This portrait of the black staff members in the polling station at Tonsler Park in Charlottesville, Virginia was filmed during the US Presidential Election Day on November 8, 2016, the day when the battle between Donald Trump and Hillary Clinton was decided. Kevin Jerome Everson records the staff taking an oath, seeing rows of voters pass as they hand out voting slips, while no one seems aware of the camera that is standing there motionless. Conversations change to hubbub, backs block the camera’s view ––this is democracy in practice and every vote counts.
Everson is a very productive filmmaker who has made countless short and long films about the work culture of black Americans. His choice for this location is not without significance: Tonsler Park is named after Benjamin Tonsler, a local Afro-American school director who continued to teach older Afro-American pupils against the law in the era of segregation. (IFFR)

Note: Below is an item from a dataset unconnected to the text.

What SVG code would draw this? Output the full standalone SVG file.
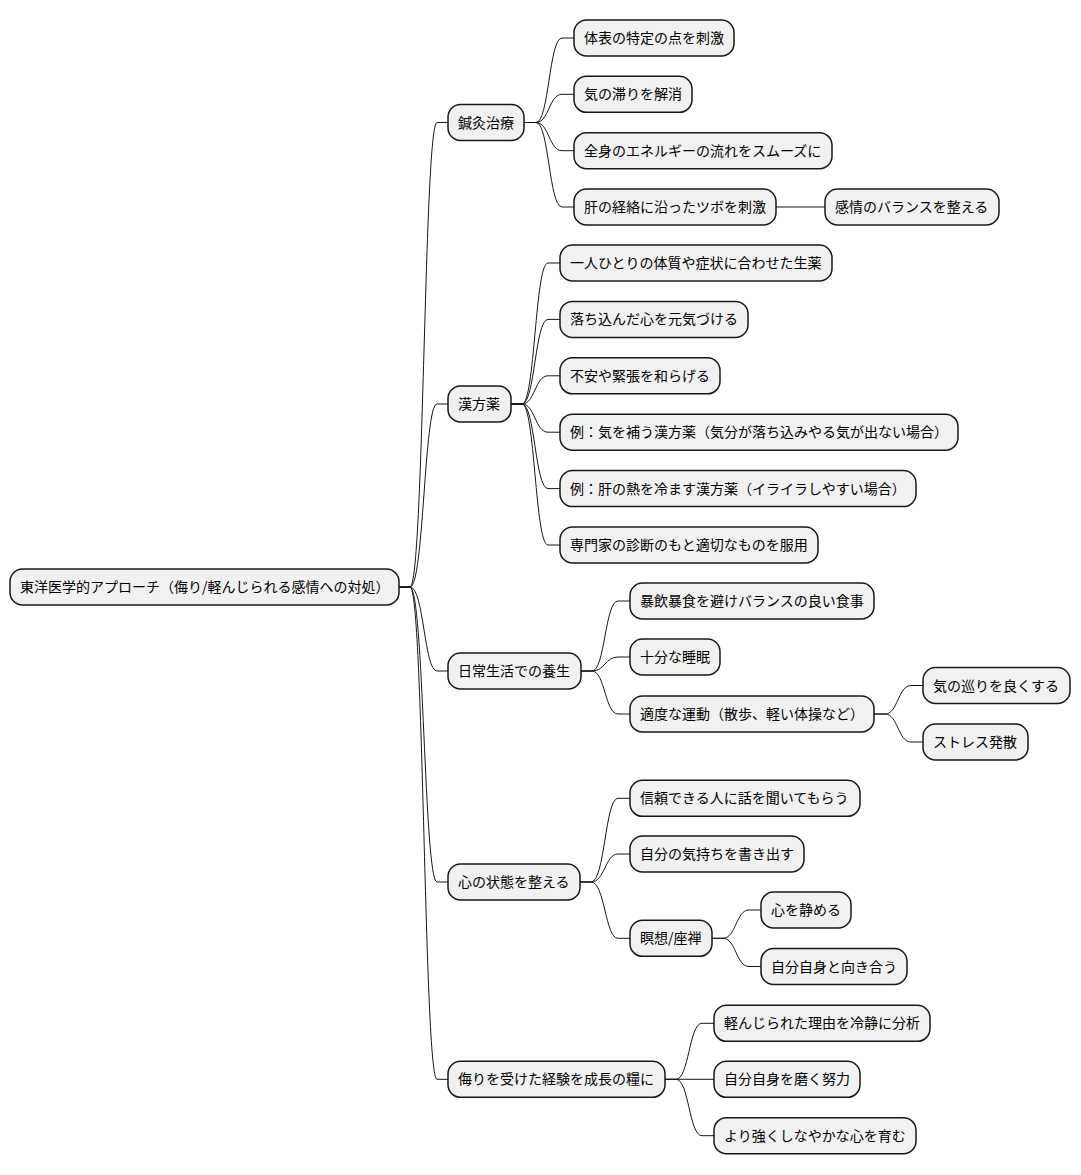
<svg xmlns="http://www.w3.org/2000/svg" width="1081" height="1175" viewBox="0 0 1081 1175">
<style>
.n rect{fill:#F1F1F1;stroke:#181818;stroke-width:1.5}
.n text{font-family:"Noto Sans CJK JP","Noto Sans",sans-serif;font-size:14px;fill:#000}
.c path{fill:none;stroke:#181818;stroke-width:1}
</style>
<rect x="0" y="0" width="1081" height="1175" fill="#FFFFFF"/>
<g id="connectors" class="c">
<path d="M399,587 H410 C424,587 424,122.5 437,122.5 H448"/>
<path d="M399,587 H410 C424,587 424,404 437,404 H448"/>
<path d="M399,587 H410 C424,587 424,671 437,671 H448"/>
<path d="M399,587 H410 C424,587 424,882 437,882 H448"/>
<path d="M399,587 H410 C424,587 424,1079.3 437,1079.3 H448"/>
<path d="M524,122.5 H536 C549,122.5 549,38 562,38 H574"/>
<path d="M524,122.5 H536 C549,122.5 549,94.3 562,94.3 H574"/>
<path d="M524,122.5 H536 C549,122.5 549,150.7 562,150.7 H574"/>
<path d="M524,122.5 H536 C549,122.5 549,207 562,207 H574"/>
<path d="M776,207 H825"/>
<path d="M511,404 H522 C535,404 535,263 548,263 H560"/>
<path d="M511,404 H522 C535,404 535,319.4 548,319.4 H560"/>
<path d="M511,404 H522 C535,404 535,375.8 548,375.8 H560"/>
<path d="M511,404 H522 C535,404 535,432.2 548,432.2 H560"/>
<path d="M511,404 H522 C535,404 535,488.6 548,488.6 H560"/>
<path d="M511,404 H522 C535,404 535,545 548,545 H560"/>
<path d="M581,671 H592 C605,671 605,601 618,601 H630"/>
<path d="M581,671 H592 C605,671 605,657 618,657 H630"/>
<path d="M581,671 H592 C605,671 605,714 618,714 H630"/>
<path d="M874,714 H885 C898,714 898,685.5 911,685.5 H923"/>
<path d="M874,714 H885 C898,714 898,742 911,742 H923"/>
<path d="M580,882 H591 C605,882 605,798.3 618,798.3 H630"/>
<path d="M580,882 H591 C605,882 605,854 618,854 H630"/>
<path d="M580,882 H591 C605,882 605,938.3 618,938.3 H630"/>
<path d="M712,938.3 H723 C736,938.3 736,910 749,910 H761"/>
<path d="M712,938.3 H723 C736,938.3 736,966.5 749,966.5 H761"/>
<path d="M665,1079.3 H676 C689,1079.3 689,1023.3 702,1023.3 H714"/>
<path d="M665,1079.3 H714"/>
<path d="M665,1079.3 H676 C689,1079.3 689,1135.7 702,1135.7 H714"/>
</g>
<g id="root" class="n"><rect x="10" y="569" width="389" height="36" rx="12.5"/><text x="20" y="592">東洋医学的アプローチ（侮り/軽んじられる感情への対処）</text></g>
<g id="n1" class="n"><rect x="448" y="104.5" width="76" height="36" rx="12.5"/><text x="458" y="127.5">鍼灸治療</text></g>
<g id="n1a" class="n"><rect x="574" y="20" width="160" height="36" rx="12.5"/><text x="584" y="43">体表の特定の点を刺激</text></g>
<g id="n1b" class="n"><rect x="574" y="76.3" width="118" height="36" rx="12.5"/><text x="584" y="99.3">気の滞りを解消</text></g>
<g id="n1c" class="n"><rect x="574" y="132.7" width="258" height="36" rx="12.5"/><text x="584" y="155.7">全身のエネルギーの流れをスムーズに</text></g>
<g id="n1d" class="n"><rect x="574" y="189" width="202" height="36" rx="12.5"/><text x="584" y="212">肝の経絡に沿ったツボを刺激</text></g>
<g id="n1d1" class="n"><rect x="825" y="189" width="174" height="36" rx="12.5"/><text x="835" y="212">感情のバランスを整える</text></g>
<g id="n2" class="n"><rect x="448" y="386" width="63" height="36" rx="12.5"/><text x="458" y="409">漢方薬</text></g>
<g id="n2a" class="n"><rect x="560" y="245" width="272" height="36" rx="12.5"/><text x="570" y="268">一人ひとりの体質や症状に合わせた生薬</text></g>
<g id="n2b" class="n"><rect x="560" y="301.4" width="188" height="36" rx="12.5"/><text x="570" y="324.4">落ち込んだ心を元気づける</text></g>
<g id="n2c" class="n"><rect x="560" y="357.8" width="160" height="36" rx="12.5"/><text x="570" y="380.8">不安や緊張を和らげる</text></g>
<g id="n2d" class="n"><rect x="560" y="414.2" width="398" height="36" rx="12.5"/><text x="570" y="437.2">例：気を補う漢方薬（気分が落ち込みやる気が出ない場合）</text></g>
<g id="n2e" class="n"><rect x="560" y="470.6" width="356" height="36" rx="12.5"/><text x="570" y="493.6">例：肝の熱を冷ます漢方薬（イライラしやすい場合）</text></g>
<g id="n2f" class="n"><rect x="560" y="527" width="258" height="36" rx="12.5"/><text x="570" y="550">専門家の診断のもと適切なものを服用</text></g>
<g id="n3" class="n"><rect x="448" y="653" width="133" height="36" rx="12.5"/><text x="458" y="676">日常生活での養生</text></g>
<g id="n3a" class="n"><rect x="630" y="583" width="244" height="36" rx="12.5"/><text x="640" y="606">暴飲暴食を避けバランスの良い食事</text></g>
<g id="n3b" class="n"><rect x="630" y="639" width="90" height="36" rx="12.5"/><text x="640" y="662">十分な睡眠</text></g>
<g id="n3c" class="n"><rect x="630" y="696" width="244" height="36" rx="12.5"/><text x="640" y="719">適度な運動（散歩、軽い体操など）</text></g>
<g id="n3c1" class="n"><rect x="923" y="667.5" width="147" height="36" rx="12.5"/><text x="933" y="690.5">気の巡りを良くする</text></g>
<g id="n3c2" class="n"><rect x="923" y="724" width="105" height="36" rx="12.5"/><text x="933" y="747">ストレス発散</text></g>
<g id="n4" class="n"><rect x="448" y="864" width="132" height="36" rx="12.5"/><text x="458" y="887">心の状態を整える</text></g>
<g id="n4a" class="n"><rect x="630" y="780.3" width="230" height="36" rx="12.5"/><text x="640" y="803.3">信頼できる人に話を聞いてもらう</text></g>
<g id="n4b" class="n"><rect x="630" y="836" width="174" height="36" rx="12.5"/><text x="640" y="859">自分の気持ちを書き出す</text></g>
<g id="n4c" class="n"><rect x="630" y="920.3" width="82" height="36" rx="12.5"/><text x="640" y="943.3">瞑想/座禅</text></g>
<g id="n4c1" class="n"><rect x="761" y="892" width="90" height="36" rx="12.5"/><text x="771" y="915">心を静める</text></g>
<g id="n4c2" class="n"><rect x="761" y="948.5" width="146" height="36" rx="12.5"/><text x="771" y="971.5">自分自身と向き合う</text></g>
<g id="n5" class="n"><rect x="448" y="1061.3" width="217" height="36" rx="12.5"/><text x="458" y="1084.3">侮りを受けた経験を成長の糧に</text></g>
<g id="n5a" class="n"><rect x="714" y="1005.3" width="216" height="36" rx="12.5"/><text x="724" y="1028.3">軽んじられた理由を冷静に分析</text></g>
<g id="n5b" class="n"><rect x="714" y="1061.3" width="146" height="36" rx="12.5"/><text x="724" y="1084.3">自分自身を磨く努力</text></g>
<g id="n5c" class="n"><rect x="714" y="1117.7" width="202" height="36" rx="12.5"/><text x="724" y="1140.7">より強くしなやかな心を育む</text></g>
</svg>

Screening presented with the participation of Trilobite-Arts DAC and Picture Palace Pictures.
A careful study of people at work, positioned at the intersection of race and politics. This is the cinema we need.
- Erika Balsom, Artforum
Instead of being another film in Everson’s oeuvre that focuses on the processes and practices of everyday life for black Americans, Tonsler Park has acquired a level of monumentality.
- Helen de Witt, Sight & Sound
A work of great beauty, simplicity, and hope... An act of artistic and political clout that should run as a permanent installation on museum walls across the country in a continuous loop.
- Tony Pipolo, Artforum
Everson’s films are examples of just how fiercely cinema’s plain vernacular can be rooted in politics. Tonsler Park softly plays out such monumental concerns over the fate of the political system, access and power in the US from the micro-level.
- Ela Bittencourt, Frieze
Reveals itself beautifully and with incremental, unexpectedly moving force. Mr. Everson is asking you to look, really look, and he is asking you to think, including about documentary cinema’s history of representing black people as problems.